A Short Answer
In June 2011, Apple announced its iCloud service. One of the eye-catching features is its digital rights management of music content. The other part is its ability to let you essentially carry your entire computer hard drive with you anywhere and stream music to any device.
Cloud is more than just storage. For example, in the same month, Google introduced ChromeBook, a “cloud laptop” that is basically just a web browser with Internet connectivity, and all the processing, storage, and software are somewhere in Google servers that you access remotely.
These new services and electronics intensify the trends that started with web-based emails (e.g., Gmail), software (e.g., Microsoft Office 365), and documents (e.g., Google Docs and Dropbox), where consumers use the network as their computers, the ultimate version of online computing.
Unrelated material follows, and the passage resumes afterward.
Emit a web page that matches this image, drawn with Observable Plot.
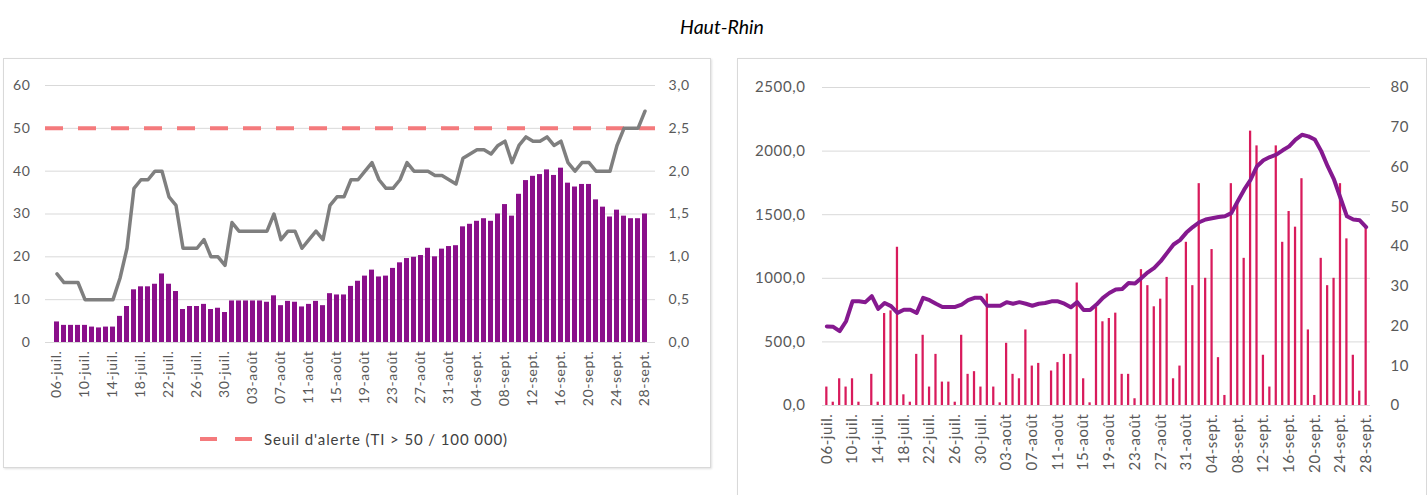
<!DOCTYPE html>
<html><head><meta charset="utf-8">
<script src="https://cdn.jsdelivr.net/npm/d3@7"></script>
<script src="https://cdn.jsdelivr.net/npm/@observablehq/plot@0.6"></script>
<style>
body{margin:0;width:1427px;height:495px;background:#fff;position:relative;overflow:hidden;font-family:Lato,"Open Sans",sans-serif;}
#title{position:absolute;top:15px;left:0;width:1444px;text-align:center;font-style:italic;font-size:19.5px;color:#000;}
.box{position:absolute;border:1px solid #d9d9d9;box-shadow:1px 1px 2px rgba(0,0,0,0.12);background:#fff;}
#leftChart{position:absolute;left:0;top:60px;}
#rightChart{position:absolute;left:737px;top:60px;}
#leftChart text, #rightChart text{letter-spacing:0.6px;}
#legend{position:absolute;left:198px;top:430px;font-size:15px;letter-spacing:0.9px;color:#404040;display:flex;align-items:center;gap:8px;}
</style></head>
<body>
<div id="title">Haut-Rhin</div>
<div class="box" style="left:3px;top:58px;width:706px;height:408px;"></div>
<div class="box" style="left:737px;top:58px;width:688px;height:450px;"></div>
<div id="leftChart"></div>
<div id="rightChart"></div>
<div id="legend"><svg width="58" height="8"><line x1="2" y1="4" x2="56" y2="4" stroke="#f47a7c" stroke-width="4" stroke-dasharray="17 18"/></svg><span>Seuil d'alerte (TI &gt; 50 / 100 000)</span></div>
<script>
// Categories: days 06-juil. .. 28-sept.
const monthNames = {6: "juil.", 7: "août", 8: "sept."};
const days = d3.utcDay.range(Date.UTC(2020, 6, 6), Date.UTC(2020, 8, 29))
  .map(d => String(d.getUTCDate()).padStart(2, "0") + "-" + monthNames[d.getUTCMonth()]);

const tickLabels = ["06-juil.","10-juil.","14-juil.","18-juil.","22-juil.","26-juil.","30-juil.",
  "03-août","07-août","11-août","15-août","19-août","23-août","27-août","31-août",
  "04-sept.","08-sept.","12-sept.","16-sept.","20-sept.","24-sept.","28-sept."];

// Left panel: incidence bars (left axis) and grey line (right axis 0-3)
const incidence = [4.8,4.0,4.0,4.0,4.0,3.6,3.4,3.6,3.6,6.1,8.4,12.3,13.0,13.0,13.6,16.0,13.6,11.9,7.7,8.4,
  8.4,8.9,7.7,8.0,7.0,9.7,9.7,9.7,9.7,9.7,9.4,10.9,8.6,9.6,9.4,8.3,8.9,9.6,8.6,11.4,
  11.1,11.1,13.1,14.3,15.5,16.9,15.3,15.5,17.3,18.6,19.6,19.9,20.3,22.0,20.0,21.8,22.4,22.6,27.0,27.6,
  28.3,28.9,28.3,30.0,32.2,29.5,34.6,37.8,38.8,39.2,40.3,39.0,40.7,37.2,36.3,36.9,36.9,33.3,31.6,29.3,
  30.9,29.5,28.9,28.9,30.0];
const greyLine = [0.8,0.7,0.7,0.7,0.5,0.5,0.5,0.5,0.5,0.75,1.1,1.8,1.9,1.9,2.0,2.0,1.7,1.6,1.1,1.1,
  1.1,1.2,1.0,1.0,0.9,1.4,1.3,1.3,1.3,1.3,1.3,1.5,1.2,1.3,1.3,1.1,1.2,1.3,1.2,1.6,
  1.7,1.7,1.9,1.9,2.0,2.1,1.9,1.8,1.8,1.9,2.1,2.0,2.0,2.0,1.95,1.95,1.9,1.85,2.15,2.2,
  2.25,2.25,2.2,2.3,2.35,2.1,2.3,2.4,2.35,2.35,2.4,2.3,2.35,2.1,2.0,2.1,2.1,2.0,2.0,2.0,
  2.3,2.5,2.5,2.5,2.7];
const alertThreshold = [50];

// Right panel: pink bars (left axis 0-2500) and purple line (right axis 0-80)
const pinkBars = [145,26,210,145,210,26,0,245,26,723,744,1244,84,26,402,552,145,402,184,184,
  26,552,245,266,145,876,145,21,489,245,210,594,310,331,0,271,337,402,402,963,
  210,21,771,658,684,726,245,245,53,1068,942,776,836,1007,210,310,1283,942,1744,1000,
  1226,376,79,1744,1586,1157,2157,2041,395,145,2041,1283,1525,1402,1783,594,79,1157,942,1000,
  1744,1310,395,113,1415];
const purpleLine = [19.9,19.8,18.7,21.2,26.2,26.2,26.0,27.5,24.3,25.8,25.0,23.3,24.1,24.1,23.3,27.1,26.5,25.6,24.8,24.8,
  24.8,25.4,26.5,27.1,27.1,25.1,25.1,25.1,26.0,25.6,26.0,25.6,25.1,25.6,25.8,26.2,26.2,25.6,24.7,26.0,
  24.0,24.0,25.4,27.1,28.3,29.2,29.3,30.8,30.7,32.1,33.5,34.6,36.3,38.4,40.5,41.6,43.5,44.9,46.1,46.8,
  47.1,47.4,47.6,48.4,51.4,54.3,56.8,60.2,61.7,62.5,63.1,64.2,65.2,66.9,68.1,67.7,66.9,64.0,60.2,56.8,
  52.2,47.6,46.8,46.6,44.9];

const leftTicks = [0,10,20,30,40,50,60];
const leftRightTicks = [0,0.5,1.0,1.5,2.0,2.5,3.0];
const rightTicks = [0,500,1000,1500,2000,2500];
const rightRightTicks = [0,10,20,30,40,50,60,70,80];

const fr = d3.formatLocale({decimal: ",", thousands: "\u00a0", grouping: [3], currency: ["", "€"]});
const f1 = fr.format(".1f");

const leftData = days.map((d, i) => ({d, v: incidence[i], g: greyLine[i]}));
const rightData = days.map((d, i) => ({d, v: pinkBars[i], p: purpleLine[i]}));

const lk = 60 / 3;      // right-axis factor, left panel
const rk = 2500 / 80;   // right-axis factor, right panel

const styleL = {fontFamily: "Lato, 'Open Sans', sans-serif", fontSize: "14px", color: "#595959", background: "transparent", overflow: "visible"};
const styleR = {fontFamily: "Lato, 'Open Sans', sans-serif", fontSize: "15px", color: "#595959", background: "transparent", overflow: "visible"};

const left = Plot.plot({
  width: 710, height: 355, marginTop: 25, marginBottom: 73, marginLeft: 45, marginRight: 55,
  style: styleL,
  x: {type: "band", domain: days, paddingInner: 0.35, paddingOuter: 0.5, label: null},
  y: {domain: [0, 60], label: null},
  marks: [
    Plot.gridY(leftTicks, {stroke: "#d9d9d9", strokeOpacity: 1}),
    Plot.barY(leftData, {x: "d", y: "v", fill: "#8a0f8a"}),
    Plot.ruleY(alertThreshold, {stroke: "#f47a7c", strokeWidth: 4, strokeDasharray: "18 15"}),
    Plot.line(leftData, {x: "d", y: d => d.g * lk, stroke: "#7f7f7f", strokeWidth: 3.5, strokeLinejoin: "round"}),
    Plot.axisY({ticks: leftTicks, anchor: "left", tickSize: 0, tickPadding: 15, label: null, fill: "#595959"}),
    Plot.axisY({ticks: leftRightTicks.map(t => t * lk), anchor: "right", tickSize: 0, tickPadding: 13, tickFormat: t => f1(t / lk), label: null, fill: "#595959"}),
    Plot.axisX({ticks: tickLabels, tickRotate: -90, tickSize: 0, tickPadding: 8, label: null, fill: "#595959"})
  ]
});
document.getElementById("leftChart").append(left);

const right = Plot.plot({
  width: 690, height: 430, marginTop: 27, marginBottom: 85, marginLeft: 85, marginRight: 57,
  style: styleR,
  x: {type: "band", domain: days, paddingInner: 0.65, paddingOuter: 0.5, label: null},
  y: {domain: [0, 2500], label: null},
  marks: [
    Plot.gridY(rightTicks, {stroke: "#d9d9d9", strokeOpacity: 1}),
    Plot.barY(rightData, {x: "d", y: "v", fill: "#d81b5c"}),
    Plot.line(rightData, {x: "d", y: d => d.p * rk, stroke: "#85198f", strokeWidth: 4, strokeLinejoin: "round"}),
    Plot.axisY({ticks: rightTicks, anchor: "left", tickSize: 0, tickPadding: 17, tickFormat: f1, label: null, fill: "#595959"}),
    Plot.axisY({ticks: rightRightTicks.map(t => t * rk), anchor: "right", tickSize: 0, tickPadding: 20, tickFormat: t => Math.round(t / rk), label: null, fill: "#595959"}),
    Plot.axisX({ticks: tickLabels, tickRotate: -90, tickSize: 0, tickPadding: 8, label: null, fill: "#595959"})
  ]
});
document.getElementById("rightChart").append(right);
</script>
</body></html>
In the enterprise market, many application providers and corporations have also shifted to cloud services, running their applications and software in rented and shared resources in data centers, rather than building their own server farms. Data centers are facilities hosting many servers and connecting them via many switches. Large data centers today is typically over 300,000 square feet, house half a million servers, and cost hundreds of millions of dollars to build.
There are three major cloud providers as of 2012: Amazon's EC2, Microsoft's Azure, and Google's AppEngine. A pioneering player in cloud services is actually Amazon, even though to most consumers Amazon stands for an online retail store.